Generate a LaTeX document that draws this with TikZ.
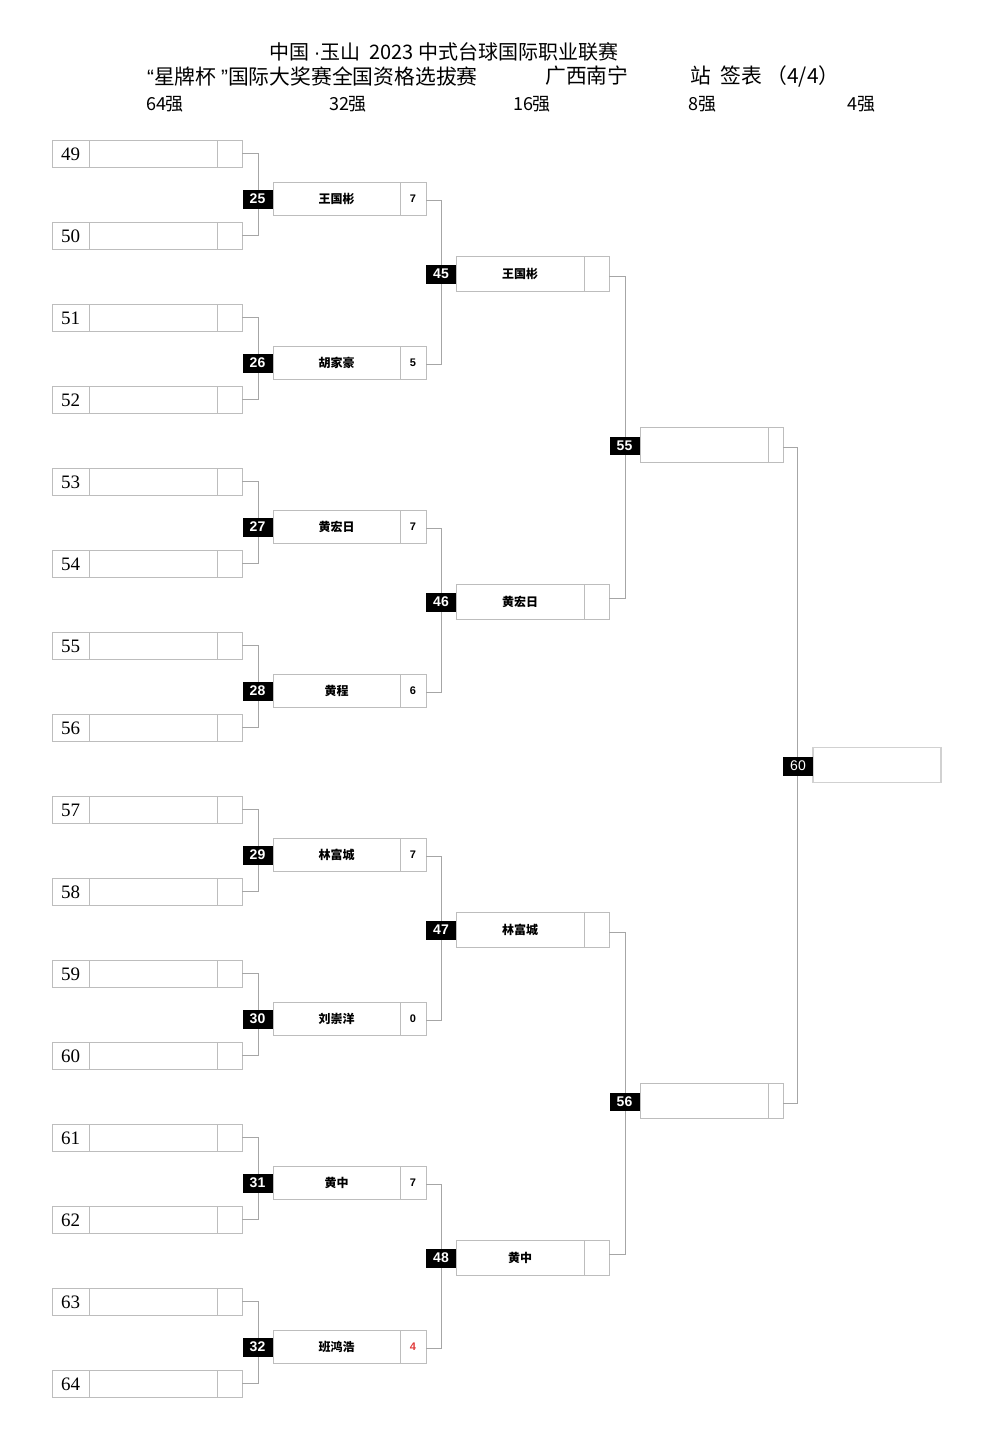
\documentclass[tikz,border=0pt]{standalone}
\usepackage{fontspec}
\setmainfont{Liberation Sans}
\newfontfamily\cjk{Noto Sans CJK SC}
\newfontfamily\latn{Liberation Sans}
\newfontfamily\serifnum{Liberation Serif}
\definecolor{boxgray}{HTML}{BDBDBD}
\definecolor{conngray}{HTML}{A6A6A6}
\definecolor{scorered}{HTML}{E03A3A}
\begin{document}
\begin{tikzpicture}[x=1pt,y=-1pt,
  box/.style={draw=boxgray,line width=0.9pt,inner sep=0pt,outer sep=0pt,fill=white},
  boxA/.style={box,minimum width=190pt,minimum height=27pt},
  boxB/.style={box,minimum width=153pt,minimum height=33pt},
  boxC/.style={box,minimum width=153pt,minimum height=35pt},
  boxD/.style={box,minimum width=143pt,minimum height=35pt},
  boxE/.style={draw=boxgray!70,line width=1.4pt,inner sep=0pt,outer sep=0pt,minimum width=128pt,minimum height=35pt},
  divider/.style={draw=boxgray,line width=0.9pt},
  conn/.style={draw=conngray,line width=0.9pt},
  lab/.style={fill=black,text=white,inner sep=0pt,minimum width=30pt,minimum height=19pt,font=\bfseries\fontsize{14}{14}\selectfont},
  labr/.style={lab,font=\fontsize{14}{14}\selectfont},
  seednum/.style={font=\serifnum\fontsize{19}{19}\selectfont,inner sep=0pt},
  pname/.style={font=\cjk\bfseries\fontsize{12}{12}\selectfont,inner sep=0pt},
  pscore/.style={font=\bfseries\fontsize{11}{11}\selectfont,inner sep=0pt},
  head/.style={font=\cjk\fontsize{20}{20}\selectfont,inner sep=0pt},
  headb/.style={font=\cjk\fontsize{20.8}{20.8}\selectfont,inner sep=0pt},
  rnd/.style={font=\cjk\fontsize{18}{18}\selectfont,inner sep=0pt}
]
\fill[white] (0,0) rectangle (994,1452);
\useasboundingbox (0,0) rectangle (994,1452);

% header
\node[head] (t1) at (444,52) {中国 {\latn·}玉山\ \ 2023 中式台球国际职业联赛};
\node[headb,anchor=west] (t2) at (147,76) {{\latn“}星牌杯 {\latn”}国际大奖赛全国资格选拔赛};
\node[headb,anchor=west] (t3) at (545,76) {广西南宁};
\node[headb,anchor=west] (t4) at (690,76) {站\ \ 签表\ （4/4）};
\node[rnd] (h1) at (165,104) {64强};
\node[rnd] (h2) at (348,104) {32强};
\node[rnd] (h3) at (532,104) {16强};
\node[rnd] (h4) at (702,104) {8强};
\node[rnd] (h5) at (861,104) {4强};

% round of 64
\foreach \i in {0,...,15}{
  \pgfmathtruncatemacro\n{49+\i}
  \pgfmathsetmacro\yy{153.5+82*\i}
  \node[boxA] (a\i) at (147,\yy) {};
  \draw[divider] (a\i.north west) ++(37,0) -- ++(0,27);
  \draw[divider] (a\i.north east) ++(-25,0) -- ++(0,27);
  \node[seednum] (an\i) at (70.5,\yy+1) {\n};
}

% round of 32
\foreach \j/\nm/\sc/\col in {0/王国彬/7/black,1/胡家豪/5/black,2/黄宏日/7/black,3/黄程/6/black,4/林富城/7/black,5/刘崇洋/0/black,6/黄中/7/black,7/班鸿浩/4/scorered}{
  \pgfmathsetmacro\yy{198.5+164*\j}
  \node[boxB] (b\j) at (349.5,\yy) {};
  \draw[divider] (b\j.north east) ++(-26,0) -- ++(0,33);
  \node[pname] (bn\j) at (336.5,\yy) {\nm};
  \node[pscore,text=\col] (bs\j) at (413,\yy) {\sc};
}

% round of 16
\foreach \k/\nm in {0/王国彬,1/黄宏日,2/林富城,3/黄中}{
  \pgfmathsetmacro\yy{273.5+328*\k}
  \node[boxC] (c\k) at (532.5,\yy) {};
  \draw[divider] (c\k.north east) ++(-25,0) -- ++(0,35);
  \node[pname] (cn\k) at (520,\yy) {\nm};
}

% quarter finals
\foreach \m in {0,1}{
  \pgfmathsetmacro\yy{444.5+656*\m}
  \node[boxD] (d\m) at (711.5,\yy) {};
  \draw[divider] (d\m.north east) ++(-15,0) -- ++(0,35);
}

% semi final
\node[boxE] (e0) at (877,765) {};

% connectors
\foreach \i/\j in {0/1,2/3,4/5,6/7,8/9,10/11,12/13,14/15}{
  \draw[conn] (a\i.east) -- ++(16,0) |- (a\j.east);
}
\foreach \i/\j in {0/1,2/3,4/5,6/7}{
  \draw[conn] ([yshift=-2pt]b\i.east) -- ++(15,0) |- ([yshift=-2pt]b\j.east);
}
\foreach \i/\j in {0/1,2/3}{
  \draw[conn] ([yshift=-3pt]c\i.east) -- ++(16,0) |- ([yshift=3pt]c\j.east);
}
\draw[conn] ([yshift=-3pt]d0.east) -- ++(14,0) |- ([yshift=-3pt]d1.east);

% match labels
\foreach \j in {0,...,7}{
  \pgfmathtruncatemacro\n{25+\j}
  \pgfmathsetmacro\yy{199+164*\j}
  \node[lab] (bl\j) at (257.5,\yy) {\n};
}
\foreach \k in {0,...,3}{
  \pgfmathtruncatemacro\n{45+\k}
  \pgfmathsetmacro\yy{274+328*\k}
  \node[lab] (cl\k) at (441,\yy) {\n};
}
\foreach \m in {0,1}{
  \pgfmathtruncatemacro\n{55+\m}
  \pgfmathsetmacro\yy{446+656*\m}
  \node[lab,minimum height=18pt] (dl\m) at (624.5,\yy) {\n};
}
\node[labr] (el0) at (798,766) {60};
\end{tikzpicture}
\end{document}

**BRIEF:** Working from the material above, transcribe it exactly while omitting pictures.

**RESULT OF THIS EXERCISE:**
Generate a LaTeX document that draws this with TikZ.
\documentclass[tikz,border=0pt]{standalone}
\usepackage{fontspec}
\setmainfont{Liberation Sans}
\newfontfamily\cjk{Noto Sans CJK SC}
\newfontfamily\latn{Liberation Sans}
\newfontfamily\serifnum{Liberation Serif}
\definecolor{boxgray}{HTML}{BDBDBD}
\definecolor{conngray}{HTML}{A6A6A6}
\definecolor{scorered}{HTML}{E03A3A}
\begin{document}
\begin{tikzpicture}[x=1pt,y=-1pt,
  box/.style={draw=boxgray,line width=0.9pt,inner sep=0pt,outer sep=0pt,fill=white},
  boxA/.style={box,minimum width=190pt,minimum height=27pt},
  boxB/.style={box,minimum width=153pt,minimum height=33pt},
  boxC/.style={box,minimum width=153pt,minimum height=35pt},
  boxD/.style={box,minimum width=143pt,minimum height=35pt},
  boxE/.style={draw=boxgray!70,line width=1.4pt,inner sep=0pt,outer sep=0pt,minimum width=128pt,minimum height=35pt},
  divider/.style={draw=boxgray,line width=0.9pt},
  conn/.style={draw=conngray,line width=0.9pt},
  lab/.style={fill=black,text=white,inner sep=0pt,minimum width=30pt,minimum height=19pt,font=\bfseries\fontsize{14}{14}\selectfont},
  labr/.style={lab,font=\fontsize{14}{14}\selectfont},
  seednum/.style={font=\serifnum\fontsize{19}{19}\selectfont,inner sep=0pt},
  pname/.style={font=\cjk\bfseries\fontsize{12}{12}\selectfont,inner sep=0pt},
  pscore/.style={font=\bfseries\fontsize{11}{11}\selectfont,inner sep=0pt},
  head/.style={font=\cjk\fontsize{20}{20}\selectfont,inner sep=0pt},
  headb/.style={font=\cjk\fontsize{20.8}{20.8}\selectfont,inner sep=0pt},
  rnd/.style={font=\cjk\fontsize{18}{18}\selectfont,inner sep=0pt}
]
\fill[white] (0,0) rectangle (994,1452);
\useasboundingbox (0,0) rectangle (994,1452);

% header
\node[head] (t1) at (444,52) {中国 {\latn·}玉山\ \ 2023 中式台球国际职业联赛};
\node[headb,anchor=west] (t2) at (147,76) {{\latn“}星牌杯 {\latn”}国际大奖赛全国资格选拔赛};
\node[headb,anchor=west] (t3) at (545,76) {广西南宁};
\node[headb,anchor=west] (t4) at (690,76) {站\ \ 签表\ （4/4）};
\node[rnd] (h1) at (165,104) {64强};
\node[rnd] (h2) at (348,104) {32强};
\node[rnd] (h3) at (532,104) {16强};
\node[rnd] (h4) at (702,104) {8强};
\node[rnd] (h5) at (861,104) {4强};

% round of 64
\foreach \i in {0,...,15}{
  \pgfmathtruncatemacro\n{49+\i}
  \pgfmathsetmacro\yy{153.5+82*\i}
  \node[boxA] (a\i) at (147,\yy) {};
  \draw[divider] (a\i.north west) ++(37,0) -- ++(0,27);
  \draw[divider] (a\i.north east) ++(-25,0) -- ++(0,27);
  \node[seednum] (an\i) at (70.5,\yy+1) {\n};
}

% round of 32
\foreach \j/\nm/\sc/\col in {0/王国彬/7/black,1/胡家豪/5/black,2/黄宏日/7/black,3/黄程/6/black,4/林富城/7/black,5/刘崇洋/0/black,6/黄中/7/black,7/班鸿浩/4/scorered}{
  \pgfmathsetmacro\yy{198.5+164*\j}
  \node[boxB] (b\j) at (349.5,\yy) {};
  \draw[divider] (b\j.north east) ++(-26,0) -- ++(0,33);
  \node[pname] (bn\j) at (336.5,\yy) {\nm};
  \node[pscore,text=\col] (bs\j) at (413,\yy) {\sc};
}

% round of 16
\foreach \k/\nm in {0/王国彬,1/黄宏日,2/林富城,3/黄中}{
  \pgfmathsetmacro\yy{273.5+328*\k}
  \node[boxC] (c\k) at (532.5,\yy) {};
  \draw[divider] (c\k.north east) ++(-25,0) -- ++(0,35);
  \node[pname] (cn\k) at (520,\yy) {\nm};
}

% quarter finals
\foreach \m in {0,1}{
  \pgfmathsetmacro\yy{444.5+656*\m}
  \node[boxD] (d\m) at (711.5,\yy) {};
  \draw[divider] (d\m.north east) ++(-15,0) -- ++(0,35);
}

% semi final
\node[boxE] (e0) at (877,765) {};

% connectors
\foreach \i/\j in {0/1,2/3,4/5,6/7,8/9,10/11,12/13,14/15}{
  \draw[conn] (a\i.east) -- ++(16,0) |- (a\j.east);
}
\foreach \i/\j in {0/1,2/3,4/5,6/7}{
  \draw[conn] ([yshift=-2pt]b\i.east) -- ++(15,0) |- ([yshift=-2pt]b\j.east);
}
\foreach \i/\j in {0/1,2/3}{
  \draw[conn] ([yshift=-3pt]c\i.east) -- ++(16,0) |- ([yshift=3pt]c\j.east);
}
\draw[conn] ([yshift=-3pt]d0.east) -- ++(14,0) |- ([yshift=-3pt]d1.east);

% match labels
\foreach \j in {0,...,7}{
  \pgfmathtruncatemacro\n{25+\j}
  \pgfmathsetmacro\yy{199+164*\j}
  \node[lab] (bl\j) at (257.5,\yy) {\n};
}
\foreach \k in {0,...,3}{
  \pgfmathtruncatemacro\n{45+\k}
  \pgfmathsetmacro\yy{274+328*\k}
  \node[lab] (cl\k) at (441,\yy) {\n};
}
\foreach \m in {0,1}{
  \pgfmathtruncatemacro\n{55+\m}
  \pgfmathsetmacro\yy{446+656*\m}
  \node[lab,minimum height=18pt] (dl\m) at (624.5,\yy) {\n};
}
\node[labr] (el0) at (798,766) {60};
\end{tikzpicture}
\end{document}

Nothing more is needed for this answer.